Endodontics Operatory Opens for the Underserved in Philadelphia

Dentistry Today
Photo by Wesley Hilton, Einstein Healthcare Network


Photo by Wesley Hilton, Einstein Healthcare Network

The American Association of EndodontistsFoundation for Endodontics took part in a ribbon cutting ceremony and is supporting a new endodontics operatory at the Stephen Klein Wellness Center in North Philadelphia, where 31% of the population lives under the federal poverty line, or twice the national average.

Operated by Project HOME, the center will be staffed on a part-time basis by an endodontic resident and faculty member from the Einstein Healthcare Network’s I.B. Bender Division of Endodontics, Department of Dental Medicine. It serves low-income patients who otherwise would likely face tooth extraction—for example, providing free root canals for the homeless. 

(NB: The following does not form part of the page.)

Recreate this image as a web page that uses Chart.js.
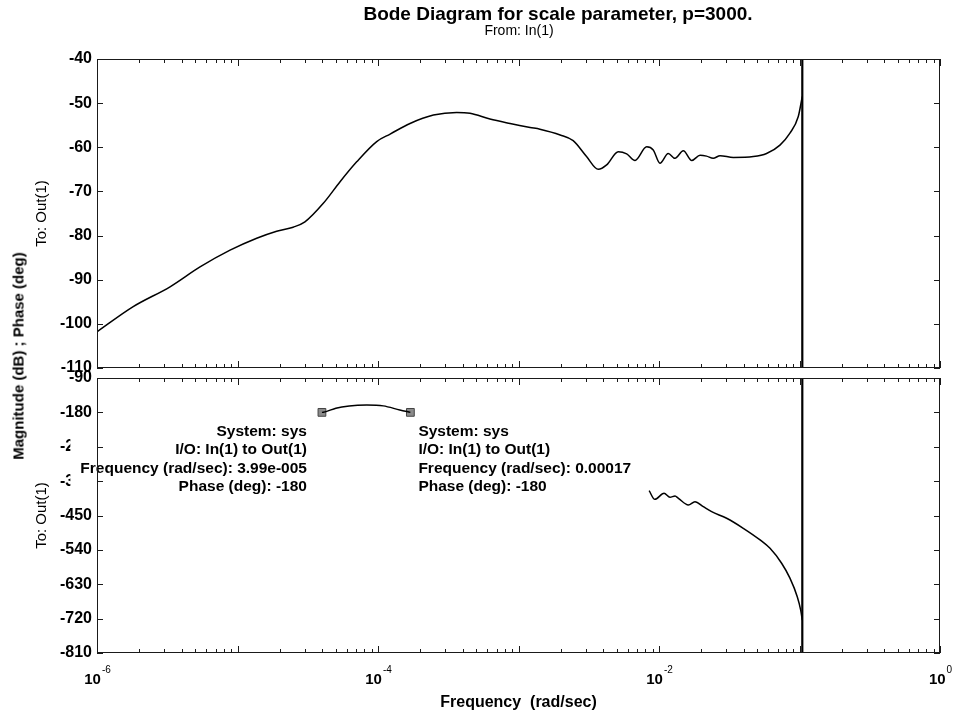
<!DOCTYPE html>
<html>
<head>
<meta charset="utf-8">
<script src="https://cdn.jsdelivr.net/npm/chart.js@4.4.1/dist/chart.umd.min.js"></script>
<style>
  html, body { margin: 0; padding: 0; background: #fff; }
  #wrap { position: relative; width: 954px; height: 713px; overflow: hidden;
          font-family: 'Liberation Sans', Arial, sans-serif; color: #000; }
  canvas { position: absolute; left: 0; top: 0; }
  .lbl { position: absolute; white-space: pre; transform: translate(-50%, -50%); line-height: 1; }
</style>
</head>
<body>
<div id="wrap">
  <canvas id="mag" width="954" height="713"></canvas>
  <canvas id="phase" width="954" height="713"></canvas>
  <div class="lbl" style="left:558px;top:13px;font-size:19px;font-weight:bold;">Bode Diagram for scale parameter, p=3000.</div>
  <div class="lbl" style="left:519px;top:30px;font-size:14px;">From: In(1)</div>
  <div class="lbl" style="left:18px;top:356px;font-size:15px;font-weight:bold;transform:translate(-50%,-50%) rotate(-90deg);">Magnitude (dB) ; Phase (deg)</div>
</div>
<script>
// Magnitude response (rad/sec, dB)
const freqMag = [1.00e-6, 1.81e-6, 3.31e-6, 5.41e-6, 8.85e-6, 1.37e-5, 1.90e-5, 2.49e-5, 3.02e-5,
  4.08e-5, 5.37e-5, 7.05e-5, 9.79e-5, 1.22e-4, 1.69e-4, 2.48e-4, 3.63e-4, 4.52e-4, 6.26e-4,
  8.71e-4, 1.21e-3, 1.42e-3, 1.98e-3, 2.45e-3, 3.05e-3, 3.70e-3, 4.24e-3, 5.13e-3, 5.89e-3,
  6.75e-3, 8.17e-3, 9.10e-3, 1.016e-2, 1.164e-2, 1.30e-2, 1.49e-2, 1.71e-2, 1.96e-2, 2.18e-2,
  2.43e-2, 2.72e-2, 3.38e-2, 4.69e-2, 5.83e-2, 7.26e-2, 8.55e-2, 9.79e-2, 0.1047];
const magDb = [-101.8, -96.1, -91.6, -87.1, -83.3, -80.6, -79.0, -78.1, -76.9,
  -72.7, -67.8, -63.3, -58.7, -57.0, -54.6, -52.7, -52.1, -52.3, -53.6,
  -54.6, -55.5, -55.9, -57.2, -58.5, -62.1, -65.0, -64.0, -61.0, -61.5,
  -63.0, -59.9, -60.6, -63.6, -61.4, -62.5, -60.8, -63.0, -61.8, -62.0,
  -62.5, -61.9, -62.3, -62.1, -61.4, -59.5, -56.8, -53.1, -48.5];

// Phase response, visible pieces (rad/sec, deg)
const freqPhaseArc = [3.99e-5, 4.27e-5, 5.01e-5, 6.24e-5, 8.32e-5, 1.09e-4, 1.43e-4, 1.70e-4];
const phaseArcDeg = [-180, -178, -169, -163, -160.7, -163, -173.8, -180];
const freqPhaseTail = [8.51e-3, 9.33e-3, 1.086e-2, 1.197e-2, 1.30e-2, 1.374e-2, 1.618e-2, 1.803e-2,
  2.065e-2, 2.37e-2, 3.03e-2, 3.98e-2, 5.24e-2, 6.17e-2, 7.46e-2, 8.55e-2, 9.64e-2, 1.019e-1, 0.1047];
const phaseTailDeg = [-385, -407.7, -392, -402.4, -399, -405, -422.5, -413.8,
  -427, -440, -457.3, -483.5, -514, -536, -575, -614, -662.5, -697, -724];

// Nyquist frequency of the sampled system
const nyquistFreq = 0.1047;

// Data tips
const tipFreq = [3.99e-5, 0.00017];
const tipPhase = [-180, -180];

// Axis ticks
const magTicks = [-40, -50, -60, -70, -80, -90, -100, -110];
const phaseTicks = [-90, -180, -270, -360, -450, -540, -630, -720, -810];
const decadeTicks = [1e-6, 1e-4, 1e-2, 1];

const FONT = "'Liberation Sans', Arial, sans-serif";

function pts(xs, ys) { return xs.map((x, i) => ({ x: x, y: ys[i] })); }

// MATLAB-style number text for the data tips
function fmtFreq(v) {
  if (v < 1e-4) {
    const parts = v.toExponential(2).split('e');
    const e = parts[1];
    const sign = e[0] === '-' ? '-' : '+';
    return parts[0] + 'e' + sign + e.replace(/[+-]/, '').padStart(3, '0');
  }
  return String(+v.toPrecision(3));
}

// Box frame with inward ticks on all four sides
const framePlugin = {
  id: 'frame',
  afterDraw(chart) {
    const { ctx, chartArea: a, scales } = chart;
    const xs = scales.x, ys = scales.y;
    ctx.save();
    ctx.strokeStyle = '#1a1a1a';
    ctx.lineWidth = 1;
    ctx.strokeRect(a.left + 0.5, a.top + 0.5, a.right - a.left - 1, a.bottom - a.top - 1);
    ctx.beginPath();
    for (let e = -6; e <= 0; e++) {
      for (let m = 1; m <= 9; m++) {
        const v = m * Math.pow(10, e);
        if (v > 1.0001) break;
        const x = Math.round(xs.getPixelForValue(v)) + 0.5;
        const len = m === 1 ? 7 : 4;
        ctx.moveTo(x, a.top); ctx.lineTo(x, a.top + len);
        ctx.moveTo(x, a.bottom); ctx.lineTo(x, a.bottom - len);
      }
    }
    ys.ticks.forEach(t => {
      const y = Math.round(ys.getPixelForValue(t.value)) + 0.5;
      ctx.moveTo(a.left, y); ctx.lineTo(a.left + 6, y);
      ctx.moveTo(a.right, y); ctx.lineTo(a.right - 6, y);
    });
    ctx.stroke();
    ctx.restore();
  }
};

// Decade labels 10^n under the phase axes
const decadeLabelPlugin = {
  id: 'decades',
  afterDraw(chart) {
    const { ctx, scales: { x } } = chart;
    ctx.save();
    ctx.fillStyle = '#000';
    ctx.textBaseline = 'middle';
    ctx.textAlign = 'left';
    decadeTicks.forEach(v => {
      const px = x.getPixelForValue(v);
      const base = '10';
      const exp = String(Math.round(Math.log10(v)));
      ctx.font = 'bold 15px ' + FONT;
      const w1 = ctx.measureText(base).width;
      ctx.font = '10px ' + FONT;
      const w2 = ctx.measureText(exp).width;
      const start = px - (w1 + w2) / 2;
      ctx.font = 'bold 15px ' + FONT;
      ctx.fillText(base, start, 680);
      ctx.font = '10px ' + FONT;
      ctx.fillText(exp, start + w1 + 1, 670);
    });
    ctx.restore();
  }
};

// Data-tip text boxes next to the markers
const tipPlugin = {
  id: 'tips',
  afterDatasetsDraw(chart) {
    const { ctx, scales: { x, y } } = chart;
    ctx.save();
    ctx.font = 'bold 15.5px ' + FONT;
    ctx.textBaseline = 'middle';
    const lineH = 18.3;
    tipFreq.forEach((f, i) => {
      const px = x.getPixelForValue(f);
      const py = y.getPixelForValue(tipPhase[i]);
      const lines = ['System: sys', 'I/O: In(1) to Out(1)',
        'Frequency (rad/sec): ' + fmtFreq(f), 'Phase (deg): ' + tipPhase[i]];
      const w = Math.max.apply(null, lines.map(s => ctx.measureText(s).width));
      const leftSide = i === 0;
      const tx = leftSide ? px - 15 : px + 8;
      const boxLeft = leftSide ? tx - w - 10 : tx - 4;
      const top = py + 10;
      ctx.fillStyle = '#fff';
      ctx.fillRect(boxLeft, top, w + 14, lines.length * lineH + 2);
      ctx.fillStyle = '#000';
      ctx.textAlign = leftSide ? 'right' : 'left';
      lines.forEach((s, k) => ctx.fillText(s, tx, top + 9.5 + k * lineH));
    });
    ctx.restore();
  }
};

function yAxis(min, max, ticks) {
  return {
    type: 'linear', min: min, max: max,
    afterBuildTicks: s => { s.ticks = ticks.map(v => ({ value: v })); },
    afterFit: s => { s.width = 97; },
    grid: { display: false, drawTicks: false },
    border: { display: false },
    ticks: { padding: 5, color: '#000', font: { family: FONT, size: 16, weight: 'bold' } },
    title: { display: true, text: 'To: Out(1)', color: '#000',
             padding: { top: 33, bottom: 0 }, font: { family: FONT, size: 15 } }
  };
}

const lineStyle = { borderColor: '#000', borderWidth: 1.5, pointRadius: 0,
                    cubicInterpolationMode: 'monotone', fill: false };

new Chart(document.getElementById('mag'), {
  type: 'line',
  data: {
    datasets: [
      Object.assign({ label: 'Magnitude', data: pts(freqMag, magDb) }, lineStyle),
      { label: 'Nyquist', data: pts([nyquistFreq, nyquistFreq], [-40, -110]),
        borderColor: '#000', borderWidth: 2.2, pointRadius: 0 }
    ]
  },
  options: {
    responsive: false, animation: false,
    layout: { padding: { top: 59, bottom: 345, left: 0, right: 14 } },
    plugins: { legend: { display: false }, tooltip: { enabled: false } },
    scales: {
      x: { type: 'logarithmic', min: 1e-6, max: 1, display: false },
      y: yAxis(-110, -40, magTicks)
    }
  },
  plugins: [framePlugin]
});

new Chart(document.getElementById('phase'), {
  type: 'line',
  data: {
    datasets: [
      Object.assign({ label: 'Phase arc', data: pts(freqPhaseArc, phaseArcDeg) }, lineStyle),
      Object.assign({ label: 'Phase', data: pts(freqPhaseTail, phaseTailDeg) }, lineStyle),
      { label: 'Nyquist', data: pts([nyquistFreq, nyquistFreq], [-90, -810]),
        borderColor: '#000', borderWidth: 2.2, pointRadius: 0 },
      { label: 'Data tips', data: pts(tipFreq, tipPhase), showLine: false,
        pointStyle: 'rect', pointRadius: 5.5, backgroundColor: '#8a8a8a',
        borderColor: '#444', borderWidth: 1 }
    ]
  },
  options: {
    responsive: false, animation: false,
    layout: { padding: { top: 378, bottom: 0, left: 0, right: 14 } },
    plugins: { legend: { display: false }, tooltip: { enabled: false } },
    scales: {
      x: {
        type: 'logarithmic', min: 1e-6, max: 1,
        afterFit: s => { s.height = 60; },
        grid: { display: false, drawTicks: false },
        border: { display: false },
        ticks: { display: false },
        title: { display: true, text: 'Frequency  (rad/sec)', color: '#000',
                 padding: { top: 0, bottom: 1 }, font: { family: FONT, size: 16, weight: 'bold' } }
      },
      y: yAxis(-810, -90, phaseTicks)
    }
  },
  plugins: [tipPlugin, framePlugin, decadeLabelPlugin]
});
</script>
</body>
</html>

“Patients at the Project HOME clinic will now have the opportunity to save their natural teeth under the care of an endodontic specialist,” said Peter Morgan, DMD, MScD, president of the foundation. “What a great benefit to that community and a great experience for endodontic residents. This is a rewarding outcome to all of the work by all involved.” 

“Root canal procedures for adults aren’t covered by Medicaid, so instead of saving a tooth with a root canal and a filling, the tooth is usually extracted,” said AAE member Frederic Barnett, DMD, chairman of the Maxwell S. Fogel Department of Dental Medicine at Einstein. “There are a million reasons why that’s bad.” 

Significant tooth loss and untreated dental disease have been linked to a higher risk of obesity or malnutrition, heart disease, cancer, and reduced cognitive function, the Project HOME reports. Also, missing and decayed teeth can impact self-esteem, which can interfere with employment opportunities.

The endeavor was inspired by the foundation’s mission expansion in 2016 to include access to care. Philadelphia endodontist Louis Rossman, DMD, who endorsed a domestic mission when he was president of the foundation, will volunteer as a faculty member at the clinic.

“My idea was to take the nearly 450 post-doctoral residents who attend close to 58 different universities learning to specialize in endodontics and have them rotate in their local communities,” Rossman said. “The decision was made to use Project Home at the Klein Wellness Center as our trial program.”

The foundation has funded volunteer outreach opportunities to Jamaica, but this is its first domestic undertaking. Project HOME is the primary resource network for homeless and underserved populations in Philadelphia. 

“You don’t have to go far out of our own zip code to see the desperate need for our services,” said Barnett. “We are looking forward to a long-term association with Project Home and the vulnerable people they serve.”

The foundation also would like to thank Carl Zeiss Meditec for providing an OPMI PICO microscope on a long-term loan for use in the operatory and Brasseler and Henry Schein for the discounted sale of other endodontic equipment that will be used in the laboratory.